In the Milan Stock Exchange, Stellantis stock outperforms the market, registering a 2.5 percent rise at 9:40 a.m. compared with +0.35 percent for the Ftse Mib index.

According to CEO Carlos Tavares, however, the group must accelerate on cost cutting to maintain strong profitability in a more challenging pricing environment.

"If the market is more competitive in terms of pricing, we have to work hard on cost cutting to give the market a much-needed breathing space, and protect our unit margins in the meantime," the Ceo explained during the press briefing on the half-yearly report.

In the six months to the end of June, the automaker's adjusted Ebit rose 11 percent to 14.1 billion euros, above analysts' forecasts of 12.1 billion, according to a Reuters poll.

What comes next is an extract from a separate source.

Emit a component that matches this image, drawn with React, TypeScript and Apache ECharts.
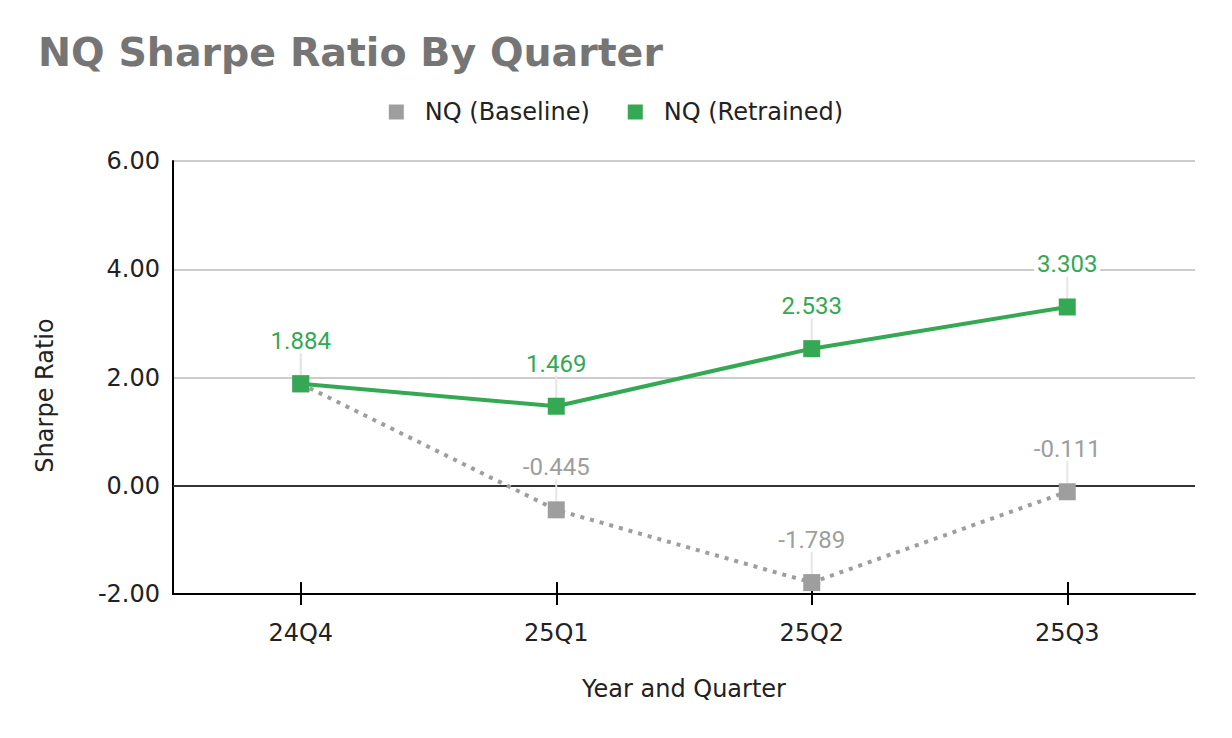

The margin on adjusted Ebit fell to 14.4 percent from 14.5 percent in the first half of last year, when a significant inflationary environment supported appropriate pricing policies, Tavares said.

For the full year, the group confirmed guidance of a 'double-digit' margin.

Net revenues grew 12 percent to 98.4 billion, mainly due to higher deliveries, and against an analyst estimate of 96.8 billion.

Global EV sales increased 24% year-on-year for battery electric vehicles (Bev) and 28% for low-emission vehicles (Lev).

Ebit margin in North America, the group's most profitable market fell 60 basis points in the first half to 17.5 percent.

Regarding the 1.5 billion buyback plan, Stellantis bought back 0.7 billion of its own shares at the end of June and expects to complete the program by the end of 2023.